Obwohl der Direktvertriebs-Anteil zuletzt gewachsen ist, macht der Verkauf über den stationären Vertrieb in der Schweiz zwar immer noch den Löwenanteil bei MSC aus. Das muss sich auch nicht ändern - doch wurde eben in der Schweiz teils nicht sauber zwischen Vermittler und Veranstalter unterschieden. MSC will hier klare Verhältnisse haben. Darauf angesprochen, dass manche Schweizer Reiseunternehmen den Cash-Flow gerne bei sich sähen, verweist Selke darauf hin, dass das Geld von der Vertriebsstelle gemäss Vertrag ohnehin treuhänderisch verwaltet werden muss und nicht für eigene Kosten verwendet werden darf.
Ein weiterer «Pain Point» einiger Reisebüros geht dahin, dass nun eben Beratungs- oder Servicegebühren separat dem Kunden berechnet werden müssen. Das bedeutet mehr Aufwand und erlaubt es nicht mehr, versteckte Gebühren zu inkludieren. Selke erklärt hierzu: «Dass ein Reisebüro für seine Leistung Geld verlangt, ist absolut legitim. Es muss aber Transparenz im Markt geben dazu, was eben die Kosten für die Cruise-Leistung sind und was für den Vertriebs-Service anfällt.»
Daten werden nicht für Marketingzwecke verwendet
Der grösste Diskussionspunkt ist jedoch das Weitergeben der Daten. Gauch versichert, dass im neuen Vertrag festgehalten wird, dass die Kundendaten von MSC nicht für Marketingzwecke verwendet werden dürfen. Ist der Aufstand wegen Daten überhaupt zeitgemäss? Kundendaten liegen in vielerlei Form bei den Leistungsträgern vor, bei Airlines, Hotels und eben auch bei MSC, nämlich spätestens dann, wenn die Kundendaten für das Abfüllen des «Bordmanifests» vor Beginn der Kreuzfahrt übermittelt werden.

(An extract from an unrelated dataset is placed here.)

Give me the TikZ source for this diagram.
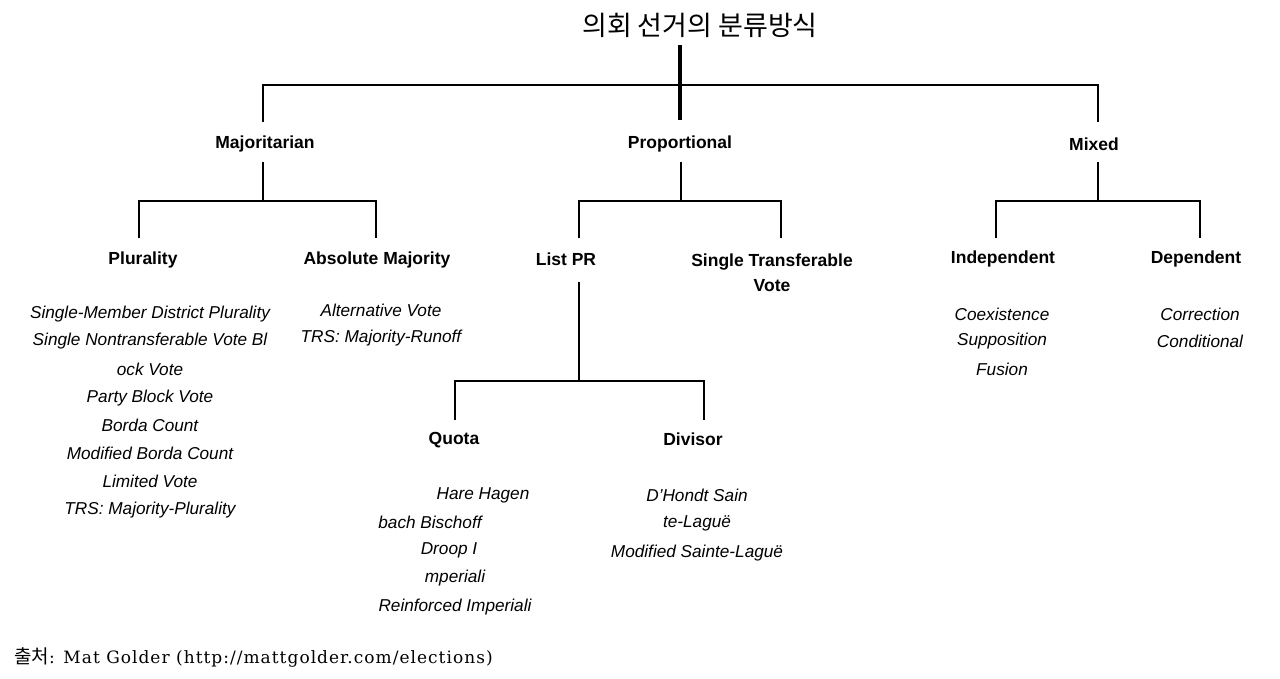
\documentclass[tikz,border=0pt]{standalone}
\usepackage{fontspec}
\setmainfont{Liberation Sans}
\newfontfamily\kr{Noto Sans CJK KR}
\newfontfamily\serifft[LetterSpace=6]{DejaVu Serif}
\begin{document}
\begin{tikzpicture}[x=1pt,y=-1pt,
  cat/.style={font=\fontsize{17.5}{25}\selectfont\bfseries, inner sep=0pt, align=center, yshift=-2pt},
  item/.style={font=\fontsize{17.2}{20}\selectfont\itshape, inner sep=0pt, anchor=center, yshift=-2pt},
  conn/.style={line width=1.6pt},
  stem/.style={line width=3.2pt}]
\useasboundingbox (0,0) rectangle (1280,678);
% title
\node[font=\kr\fontsize{27}{30}\selectfont, inner sep=0pt] (title) at (700,25) {의회 선거의 분류방식};
% top level
\coordinate (t0) at (680,45);
\coordinate (t1) at (680,120);
\coordinate (tl) at (263,122);
\coordinate (tr) at (1098,122);
\draw[stem] (t0) -- (t1);
\draw[conn] (tl) |- (680,85) -| (tr);
\node[cat] (maj) at (265,142) {Majoritarian};
\node[cat] (prop) at (680,142) {Proportional};
\node[cat] (mix) at (1094,142) {Mixed};
% majoritarian
\coordinate (m0) at (263,162);
\coordinate (m1) at (139,238);
\coordinate (m2) at (376,238);
\draw[conn] (m0) -- (263,201);
\draw[conn] (m1) |- (263,201) -| (m2);
\node[cat] (plur) at (143,258) {Plurality};
\node[cat] (abs) at (377,258) {Absolute Majority};
% proportional
\coordinate (p0) at (681,162);
\coordinate (p1) at (579,238);
\coordinate (p2) at (781,238);
\draw[conn] (p0) -- (681,201);
\draw[conn] (p1) |- (681,201) -| (p2);
\node[cat] (list) at (566,257) {List PR};
\node[cat] (stv) at (772,271) {Single Transferable\\Vote};
% mixed
\coordinate (x0) at (1098,162);
\coordinate (x1) at (996,238);
\coordinate (x2) at (1200,238);
\draw[conn] (x0) -- (1098,201);
\draw[conn] (x1) |- (1098,201) -| (x2);
\node[cat] (ind) at (1003,257) {Independent};
\node[cat] (dep) at (1196,257) {Dependent};
% list PR
\coordinate (l0) at (579,282);
\coordinate (l1) at (455,420);
\coordinate (l2) at (704,420);
\draw[conn] (l0) -- (579,381);
\draw[conn] (l1) |- (579,381) -| (l2);
\node[cat] (quota) at (454,438) {Quota};
\node[cat] (div) at (693,437) {Divisor};
% plurality items
\node[item] (a1) at (150,312) {Single-Member District Plurality};
\node[item] (a2) at (150,339) {Single Nontransferable Vote Bl};
\node[item] (a3) at (150,367) {ock Vote};
\node[item] (a4) at (150,396) {Party Block Vote};
\node[item] (a5) at (150,423) {Borda Count};
\node[item] (a6) at (150,451) {Modified Borda Count};
\node[item] (a7) at (150,479) {Limited Vote};
\node[item] (a8) at (150,508) {TRS: Majority-Plurality};
% absolute majority items
\node[item] (b1) at (381,308) {Alternative Vote};
\node[item] (b2) at (381,336) {TRS: Majority-Runoff};
% independent / dependent
\node[item] (c1) at (1002,312) {Coexistence};
\node[item] (c2) at (1002,339) {Supposition};
\node[item] (c3) at (1002,367) {Fusion};
\node[item] (d1) at (1200,312) {Correction};
\node[item] (d2) at (1200,339) {Conditional};
% quota items
\node[item] (q1) at (483,493) {Hare Hagen};
\node[item] (q2) at (430,520) {bach Bischoff};
\node[item] (q3) at (449,548) {Droop I};
\node[item] (q4) at (455,576) {mperiali};
\node[item] (q5) at (455,605) {Reinforced Imperiali};
% divisor items
\node[item] (v1) at (697,493) {D’Hondt Sain};
\node[item] (v2) at (697,521) {te-Laguë};
\node[item] (v3) at (697,551) {Modified Sainte-Laguë};
% source
\node[anchor=west, inner sep=0pt, font=\fontsize{17}{19}\selectfont] (src) at (14,657) {{\kr\fontsize{19}{21}\selectfont 출처}\serifft: Mat Golder (http://mattgolder.com/elections)};
\end{tikzpicture}
\end{document}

Selke hält fest: «Nur wer Clubmitglied bei MSC ist, und dadurch explizit die Erlaubnis erteilt hat, von uns kontaktiert zu werden, erhält auch Marketing-Mitteilungen von uns. Das war bisher kein Problem - Vertriebsstellen wie etwa das Reisebüro Mittelthurgau haben viele MSC-Clubmitglieder als Kunden; diese buchen aber trotzdem bei ihnen, weil sie eben den Service und die Added-Value der Vertriebsstelle schätzen.»

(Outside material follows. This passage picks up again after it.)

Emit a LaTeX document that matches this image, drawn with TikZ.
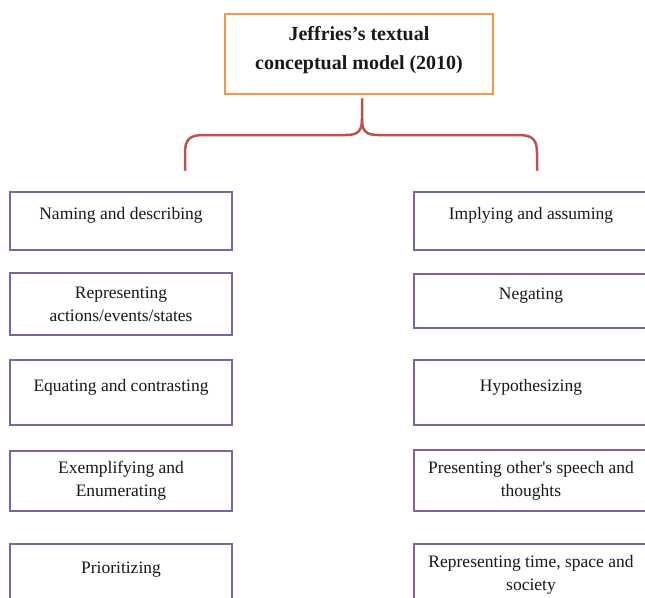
\documentclass[tikz,border=0pt]{standalone}
\usepackage{fontspec}
\setmainfont{Liberation Serif}[Ligatures=TeXOff]
\definecolor{boxorange}{HTML}{F79646}
\definecolor{boxpurple}{HTML}{8064A2}
\definecolor{bracered}{HTML}{C0504D}
\newcommand{\oneline}[1]{#1\\[-8pt]\mbox{}}
\tikzset{
  itembox/.style={draw=boxpurple, line width=2.3pt, rectangle, inner sep=0pt,
    minimum width=222pt, minimum height=60pt, align=center,
    font=\fontsize{17.5}{23}\selectfont, text=black!90},
  ritembox/.style={itembox, minimum width=234pt},
  titlebox/.style={draw=boxorange, line width=2.3pt, rectangle, inner sep=0pt,
    minimum width=268pt, minimum height=80pt},
  titletext/.style={align=center, font=\fontsize{20}{29}\selectfont\bfseries, text=black!90},
  bracestyle/.style={draw=bracered, line width=2.5pt, line cap=round, line join=round}
}
\begin{document}
\begin{tikzpicture}[x=1pt,y=-1pt]
\clip (0,0) rectangle (645,597);
\fill[white] (0,0) rectangle (645,597);
% title
\node[titlebox] (top) at (359,54) {};
\node[titletext] (toptext) at (359,50) {Jeffries’s textual\\conceptual model (2010)};
% brace
\coordinate (apex) at (362,99);
\coordinate (lend) at (185,170);
\coordinate (rend) at (537,170);
\draw[bracestyle] (lend) -- (185,153) .. controls (185,139) and (190,135) .. (204,135)
  -- (346,135) .. controls (358,135) and (362,131) .. (362,119) -- (apex);
\draw[bracestyle] (rend) -- (537,153) .. controls (537,139) and (532,135) .. (518,135)
  -- (378,135) .. controls (366,135) and (362,131) .. (362,119);
% left column
\node[itembox, minimum height=58pt] (l1) at (121,221) {\oneline{Naming and describing}};
\node[itembox, minimum height=62pt] (l2) at (121,304) {Representing\\actions/events/states};
\node[itembox, minimum height=65pt] (l3) at (121,392.5) {\oneline{Equating and contrasting}};
\node[itembox, minimum height=60pt] (l4) at (121,481) {Exemplifying and\\Enumerating};
\node[itembox, minimum height=62pt] (l5) at (121,575) {\oneline{Prioritizing}};
% right column
\node[ritembox, minimum height=58pt] (r1) at (531,221) {\oneline{Implying and assuming}};
\node[ritembox, minimum height=54pt] (r2) at (531,301) {\oneline{Negating}};
\node[ritembox, minimum height=65pt] (r3) at (531,392.5) {\oneline{Hypothesizing}};
\node[ritembox, minimum height=61pt] (r4) at (531,480.5) {Presenting other's speech and\\thoughts};
\node[ritembox, minimum height=62pt] (r5) at (531,575) {Representing time, space and\\society};
\end{tikzpicture}
\end{document}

Jenen Reisebüros, die nun in den Raum stellen, einfach ihre eigene Adresse statt jene des Kunden im System einzugeben, gibt Selke Folgendes zu bedenken: «Die Kundendatenübermittlung erfolgt digital und auch der Versand unserer Rechnungen ist automatisiert. Wenn ein Reisebüro eine Buchung im Jahr macht, kommt es damit vielleicht durch. Wer aber mehrere bzw. viele MSC-Buchungen absetzt, wird schon bald auffliegen und danach natürlich von uns angegangen.»
Verständnis hat man bei MSC indes für solche Reisebüros, welche erklären, dass sie für die Umstellung Zeit benötigen, weil beispielsweise ihre Mid- und Backoffice-Systeme nicht auf Direktinkasso ausgerichtet sind. Hierbei werde sich MSC nicht so «Datums-rigide» zeigen, versichert Selke: «Die Umstellung auf das neue Direktinkasso-System erfolgt im Verlauf von 2021. Sollte jemand Zeit dafür benötigen, lässt sich mit uns diskutieren, d.h. die neue Regelung muss nicht zwingend ab dem 1. Januar in Kraft sein. Man könnte dann über einen Vertrags-Annex eine Umstellung auf Direktinkasso zu einem späteren Zeitpunkt vereinbaren.»
Sicher ist aber, dass die Umstellung kommen wird. Und es muss sich noch zeigen, ob die Rundum-Ablehnung durch viele Vertriebsstellen denn auch durchgezogen wird. Bei der Nullkommissions-Einführung der Airlines vor einigen Jahren blieb dem Vertrieb unter dem Strich auch nichts anderes übrig, als sich darauf einzustellen und das Geschäftsmodell anzupassen. Selbst eine Art «MSC-Boykott» durch diverse Schweizer Vertriebsstellen dürfte wenig bewegen beim Versuch, die «Schweizer Eigenart» im eigenen Geschäftsmodell zu retten. Übrigens: In Österreich haben TUI und Rewe kürzlich selber Direktinkasso eingeführt.